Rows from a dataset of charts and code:
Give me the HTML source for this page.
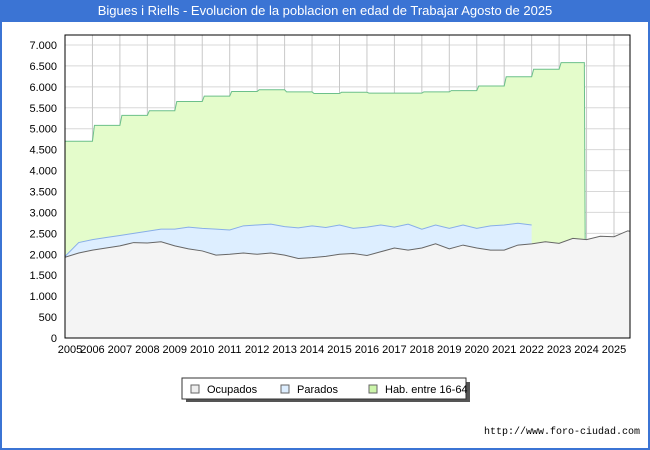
<!DOCTYPE html>
<html><head><meta charset="utf-8"><style>
body{margin:0;background:#fff;}
#wrap{position:relative;width:646px;height:448px;border-left:2px solid #3b74d4;border-right:2px solid #3b74d4;border-bottom:2px solid #3b74d4;background:#fff;font-family:"Liberation Sans",sans-serif;}
#title{position:absolute;left:-2px;top:0;width:650px;height:22px;background:#3b74d4;color:#fff;font-size:13px;line-height:22px;text-align:center;}
#url{position:absolute;right:8px;top:427px;font-size:10px;font-family:"Liberation Mono",monospace;color:#000;}
</style></head><body>
<div id="wrap">
<div id="title">Bigues i Riells - Evolucion de la poblacion en edad de Trabajar Agosto de 2025</div>
<svg id="chart" width="650" height="450" style="position:absolute;left:-2px;top:0"></svg>
<div id="url">http://www.foro-ciudad.com</div>
</div>
<script>
const years=[2005,2006,2007,2008,2009,2010,2011,2012,2013,2014,2015,2016,2017,2018,2019,2020,2021,2022,2023,2024,2025];
const yTicks=[0,500,1000,1500,2000,2500,3000,3500,4000,4500,5000,5500,6000,6500,7000];
const habYears=[2005,2006,2007,2008,2009,2010,2011,2012,2013,2014,2015,2016,2017,2018,2019,2020,2021,2022,2023];
const habValues=[4700,5080,5320,5430,5650,5780,5890,5930,5880,5840,5870,5850,5850,5880,5910,6020,6240,6420,6580];
// half-yearly samples starting Jan 2005
const ocupados=[1930,2030,2100,2150,2200,2280,2270,2300,2200,2130,2080,1980,2000,2030,2000,2030,1980,1900,1920,1950,2000,2020,1970,2060,2150,2100,2150,2250,2130,2220,2150,2100,2100,2220,2250,2300,2260,2380,2350,2430,2420,2560,2550];
const parados=[20,250,250,250,250,220,280,300,400,520,540,620,580,650,700,690,680,730,760,690,700,600,680,640,500,620,450,450,490,480,470,580,600,520,450];
const habEnd=2023.95, parEnd=2022.15, ocuEnd=2025.58;
const svg=document.getElementById('chart');const NS='http://www.w3.org/2000/svg';
const L=65,R=630,T=35,B=338;
const X=v=>L+(v-2005)*(614-L)/20;
const Y=v=>B-v*(B-45)/7000;
function el(t,a,name){const e=document.createElementNS(NS,t);for(const k in a)e.setAttribute(k,a[k]);


svg.appendChild(e);return e;}
el('rect',{x:L,y:T,width:R-L,height:B-T,fill:'#fff'},'plot-area');
// grid
yTicks.forEach(v=>{el('line',{x1:L,x2:R,y1:Y(v),y2:Y(v),stroke:'#d8d8d8','stroke-width':1},'y-gridline');
const t=el('text',{x:L-8,y:Y(v)+4,'text-anchor':'end','font-size':11,fill:'#000'},'y-tick-label');t.textContent=v.toLocaleString('de-DE');});
years.forEach(v=>{el('line',{x1:X(v),x2:X(v),y1:T,y2:B,stroke:'#c8c8c8','stroke-width':1},'x-gridline');
const t=el('text',{x:X(v)+(v==2005?5:0),y:B+15,'text-anchor':'middle','font-size':11,fill:'#000'},'x-tick-label');t.textContent=v;});
// hab stepped
let hp=[];habYears.forEach((y,i)=>{if(i>0)hp.push([X(y)+0.5*0,Y(habValues[i-1])]);hp.push([X(y)+(i>0?2:0),Y(habValues[i])]);});
hp.push([X(habEnd-0.03),Y(habValues[habValues.length-1])]);hp.push([X(habEnd),Y(ocupados[Math.round((habEnd-2005)*2)])]);
const hs=hp.map(p=>p.join(',')).join(' ');
el('polygon',{points:hs+` ${X(habEnd)},${B} ${L},${B}`,fill:'#e4fccb',stroke:'none'},'hab-area');
el('polyline',{points:hs,fill:'none',stroke:'#6cc08a','stroke-width':1},'hab-line');
const tOf=i=>Math.min(2005+i*0.5,ocuEnd);
// parados top
let pt=[];parados.forEach((p,i)=>{const t=Math.min(2005+i*0.5,parEnd);pt.push([X(t),Y(p+ocupados[i])]);});
let ob=[];for(let i=parados.length-1;i>=0;i--)ob.push([X(Math.min(2005+i*0.5,parEnd)),Y(ocupados[i])]);
el('polygon',{points:pt.concat(ob).map(p=>p.join(',')).join(' '),fill:'#ddeeff',stroke:'none'},'parados-area');
el('polyline',{points:pt.map(p=>p.join(',')).join(' '),fill:'none',stroke:'#88aee8','stroke-width':1},'parados-line');
let op=ocupados.map((o,i)=>[X(tOf(i)),Y(o)]);
el('polygon',{points:op.map(p=>p.join(',')).join(' ')+` ${X(ocuEnd)},${B} ${L},${B}`,fill:'#f4f4f4',stroke:'none'},'ocupados-area');
el('polyline',{points:op.map(p=>p.join(',')).join(' '),fill:'none',stroke:'#666','stroke-width':1},'ocupados-line');
el('rect',{x:L,y:T,width:R-L,height:B-T,fill:'none',stroke:'#000','stroke-width':1},'plot-border');
// legend
el('rect',{x:186,y:382,width:284,height:20,fill:'#555'},'legend-shadow');
el('rect',{x:182,y:378,width:284,height:21,fill:'#fff',stroke:'#333','stroke-width':1},'legend-box');
[['Ocupados','#eeeeee',191],['Parados','#ddeeff',281],['Hab. entre 16-64','#ccf5aa',369]].forEach(d=>{
el('rect',{x:d[2],y:385,width:8,height:8,fill:d[1],stroke:'#666','stroke-width':1},'legend-swatch');
const t=el('text',{x:d[2]+16,y:393,'font-size':11,fill:'#000'},'legend-entry');t.textContent=d[0];});
</script>
</body></html>
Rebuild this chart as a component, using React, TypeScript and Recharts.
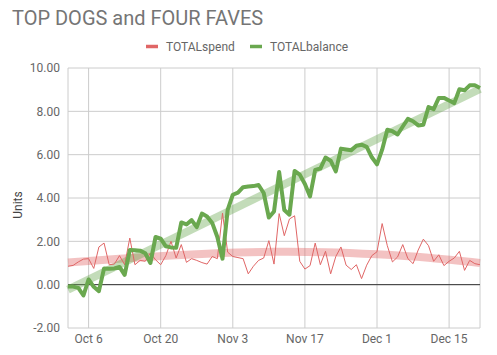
import React from 'react';
import {
    LineChart,
    Line,
    XAxis,
    YAxis,
    CartesianGrid,
    ReferenceLine
} from 'recharts';

// daily values, Oct 2 .. Dec 21
const totalSpend = [
    0.85, 0.89, 1.05, 1.18, 1.2, 0.75, 1.74, 1.92, 0.92, 0.95,
    1.34, 0.92, 2.15, 0.92, 1.12, 1.08, 1.46, 1.15, 0.92, 1.34,
    2.0, 1.23, 1.85, 1.03, 1.2, 1.12, 1.02, 0.95, 1.3, 1.2,
    3.3, 1.5, 1.3, 1.25, 1.2, 0.5, 0.85, 1.12, 1.23, 2.03,
    0.95, 3.28, 2.26, 3.03, 3.18, 1.08, 0.72, 0.88, 1.92, 0.92,
    1.54, 0.5, 1.3, 1.74, 0.9, 0.7, 0.92, 0.28, 0.9, 1.34,
    1.52, 2.82, 1.8, 1.05, 1.28, 1.85, 1.2, 0.97, 1.6, 2.1,
    1.8, 1.08, 1.38, 0.88, 1.08, 1.23, 1.54, 0.66, 1.12, 0.97,
    0.92
];

const totalBalance = [
    -0.08, -0.09, -0.15, -0.5, 0.24, -0.1, -0.3, 0.75, 0.74, 0.75,
    0.82, 0.45, 1.6, 1.59, 1.57, 1.45, 1.0, 2.2, 2.12, 1.77,
    1.72, 1.7, 2.87, 2.78, 2.98, 2.66, 3.28, 3.15, 2.85, 2.2,
    1.2, 3.45, 4.15, 4.25, 4.5, 4.53, 4.55, 4.6, 4.23, 3.1,
    3.38, 5.2, 3.45, 3.23, 5.25, 5.08, 4.65, 4.07, 5.3, 5.36,
    5.87, 5.72, 5.23, 6.28, 6.24, 6.2, 6.41, 6.46, 6.36, 5.88,
    5.55, 6.23, 7.15, 7.08, 6.93, 7.3, 7.65, 7.54, 7.35, 7.38,
    8.2, 8.1, 8.62, 8.62, 8.5, 8.38, 9.02, 8.97, 9.2, 9.2,
    9.08
];

// trendlines
const spendTrendDays = [0, 10, 20, 30, 40, 50, 60, 70, 80];
const spendTrendValues = [1.02, 1.2, 1.35, 1.46, 1.52, 1.5, 1.4, 1.24, 1.0];
const balanceTrendDays = [0, 80];
const balanceTrendValues = [-0.23, 9.03];

const xTickDays = [4, 18, 32, 46, 60, 74];
const xTickLabels = ['Oct 6', 'Oct 20', 'Nov 3', 'Nov 17', 'Dec 1', 'Dec 15'];
const yTicks = [-2, 0, 2, 4, 6, 8, 10];

const legendItems = [
    { name: 'TOTALspend', color: '#e06666' },
    { name: 'TOTALbalance', color: '#6aa84f' },
];

const FONT = 'Roboto, sans-serif';

const rows = totalSpend.map((spend, day) => {
    const si = spendTrendDays.indexOf(day);
    const bi = balanceTrendDays.indexOf(day);
    return {
        day,
        spend,
        balance: totalBalance[day],
        spendTrend: si >= 0 ? spendTrendValues[si] : null,
        balanceTrend: bi >= 0 ? balanceTrendValues[bi] : null,
    };
});

export default function App() {
    return (
        <div style={{ position: 'absolute', left: 0, top: 0, width: 497, height: 355, background: '#fff' }}>
            <LineChart width={497} height={355} data={rows} margin={{ top: 68, right: 17, bottom: 0, left: 0 }}>
                <CartesianGrid stroke="#cccccc" />
                <XAxis
                    dataKey="day"
                    type="number"
                    domain={[0, 80]}
                    ticks={xTickDays}
                    interval={0}
                    tickFormatter={(d) => xTickLabels[xTickDays.indexOf(d)]}
                    axisLine={false}
                    tickLine={false}
                    height={27}
                    tickSize={4}
                    tickMargin={2}
                    tick={{ fill: '#666', fontSize: 12, fontFamily: FONT }}
                />
                <YAxis
                    domain={[-2, 10]}
                    ticks={yTicks}
                    interval={0}
                    tickFormatter={(v) => v.toFixed(2)}
                    axisLine={false}
                    tickLine={false}
                    width={68}
                    tick={{ fill: '#666', fontSize: 12, fontFamily: FONT }}
                />
                <ReferenceLine y={0} stroke="#333" strokeWidth={1} />
                <Line
                    dataKey="spendTrend"
                    type="natural"
                    connectNulls
                    stroke="#e06666"
                    strokeOpacity={0.4}
                    strokeWidth={8}
                    dot={false}
                    activeDot={false}
                    isAnimationActive={false}
                />
                <Line
                    dataKey="balanceTrend"
                    type="linear"
                    connectNulls
                    stroke="#6aa84f"
                    strokeOpacity={0.4}
                    strokeWidth={8}
                    dot={false}
                    activeDot={false}
                    isAnimationActive={false}
                />
                <Line
                    dataKey="spend"
                    type="linear"
                    stroke="#e06666"
                    strokeWidth={1}
                    dot={false}
                    activeDot={false}
                    isAnimationActive={false}
                />
                <Line
                    dataKey="balance"
                    type="linear"
                    stroke="#6aa84f"
                    strokeWidth={4}
                    strokeLinejoin="round"
                    dot={false}
                    activeDot={false}
                    isAnimationActive={false}
                />
            </LineChart>
            <svg width={497} height={355} style={{ position: 'absolute', left: 0, top: 0, pointerEvents: 'none' }}>
                <text x={12} y={25} fontSize={20} fill="#757575" fontFamily={FONT}>
                    TOP DOGS and FOUR FAVES
                </text>
                {legendItems.map((item, i) => {
                    const x0 = i === 0 ? 146 : 250;
                    return (
                        <g key={item.name}>
                            <line x1={x0} x2={x0 + 12} y1={46.5} y2={46.5} stroke={item.color} strokeWidth={3.5} />
                            <text x={x0 + 20} y={51} fontSize={12} fill="#666" fontFamily={FONT}>
                                {item.name}
                            </text>
                        </g>
                    );
                })}
                <text
                    transform="translate(22,205) rotate(-90)"
                    textAnchor="middle"
                    fontSize={12}
                    fill="#444"
                    fontFamily={FONT}
                >
                    Units
                </text>
            </svg>
        </div>
    );
}
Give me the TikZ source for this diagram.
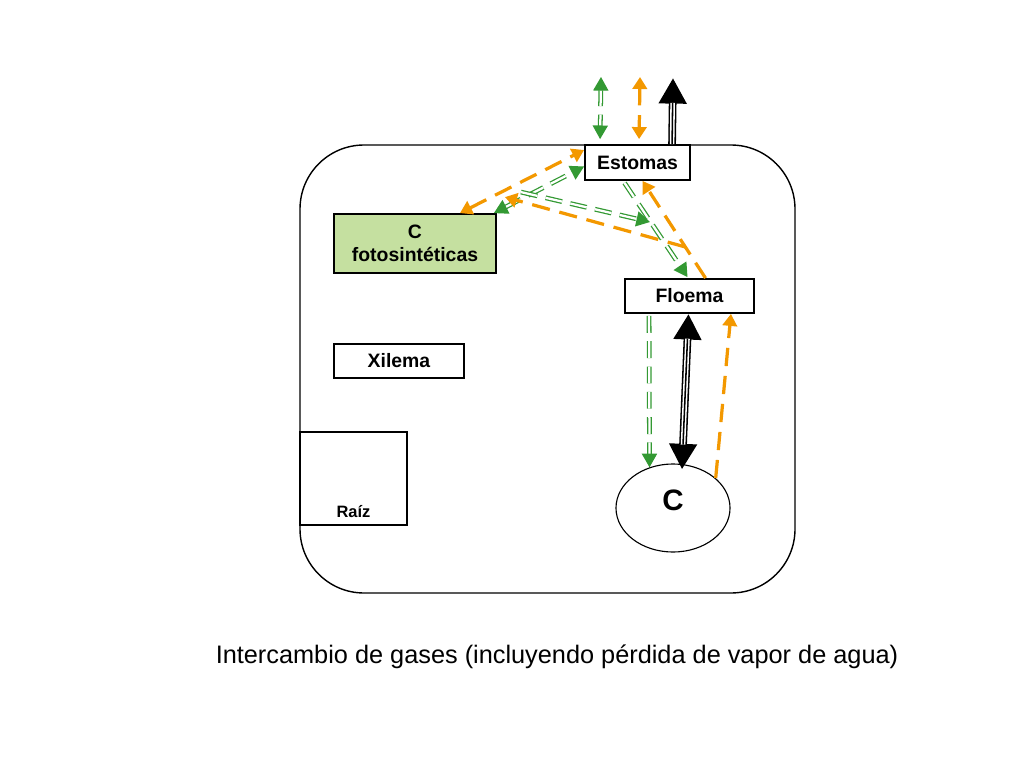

▶ [WHAT YOU NEED TO DO]: Print exactly the first line of the entries and every line after it through the one that contains "k in a)e.setAttribute(k,a[k]);", leaving the pictures out.

▶ [TASK SOLUTION]:
Give me the HTML source for this page.
<!DOCTYPE html>
<html><head><meta charset="utf-8"><style>
body{margin:0;background:#fff;}
#wrap{position:relative;width:646px;height:448px;border-left:2px solid #3b74d4;border-right:2px solid #3b74d4;border-bottom:2px solid #3b74d4;background:#fff;font-family:"Liberation Sans",sans-serif;}
#title{position:absolute;left:-2px;top:0;width:650px;height:22px;background:#3b74d4;color:#fff;font-size:13px;line-height:22px;text-align:center;}
#url{position:absolute;right:8px;top:427px;font-size:10px;font-family:"Liberation Mono",monospace;color:#000;}
</style></head><body>
<div id="wrap">
<div id="title">Bigues i Riells - Evolucion de la poblacion en edad de Trabajar Agosto de 2025</div>
<svg id="chart" width="650" height="450" style="position:absolute;left:-2px;top:0"></svg>
<div id="url">http://www.foro-ciudad.com</div>
</div>
<script>
const years=[2005,2006,2007,2008,2009,2010,2011,2012,2013,2014,2015,2016,2017,2018,2019,2020,2021,2022,2023,2024,2025];
const yTicks=[0,500,1000,1500,2000,2500,3000,3500,4000,4500,5000,5500,6000,6500,7000];
const habYears=[2005,2006,2007,2008,2009,2010,2011,2012,2013,2014,2015,2016,2017,2018,2019,2020,2021,2022,2023];
const habValues=[4700,5080,5320,5430,5650,5780,5890,5930,5880,5840,5870,5850,5850,5880,5910,6020,6240,6420,6580];
// half-yearly samples starting Jan 2005
const ocupados=[1930,2030,2100,2150,2200,2280,2270,2300,2200,2130,2080,1980,2000,2030,2000,2030,1980,1900,1920,1950,2000,2020,1970,2060,2150,2100,2150,2250,2130,2220,2150,2100,2100,2220,2250,2300,2260,2380,2350,2430,2420,2560,2550];
const parados=[20,250,250,250,250,220,280,300,400,520,540,620,580,650,700,690,680,730,760,690,700,600,680,640,500,620,450,450,490,480,470,580,600,520,450];
const habEnd=2023.95, parEnd=2022.15, ocuEnd=2025.58;
const svg=document.getElementById('chart');const NS='http://www.w3.org/2000/svg';
const L=65,R=630,T=35,B=338;
const X=v=>L+(v-2005)*(614-L)/20;
const Y=v=>B-v*(B-45)/7000;
function el(t,a,name){const e=document.createElementNS(NS,t);for(const k in a)e.setAttribute(k,a[k]);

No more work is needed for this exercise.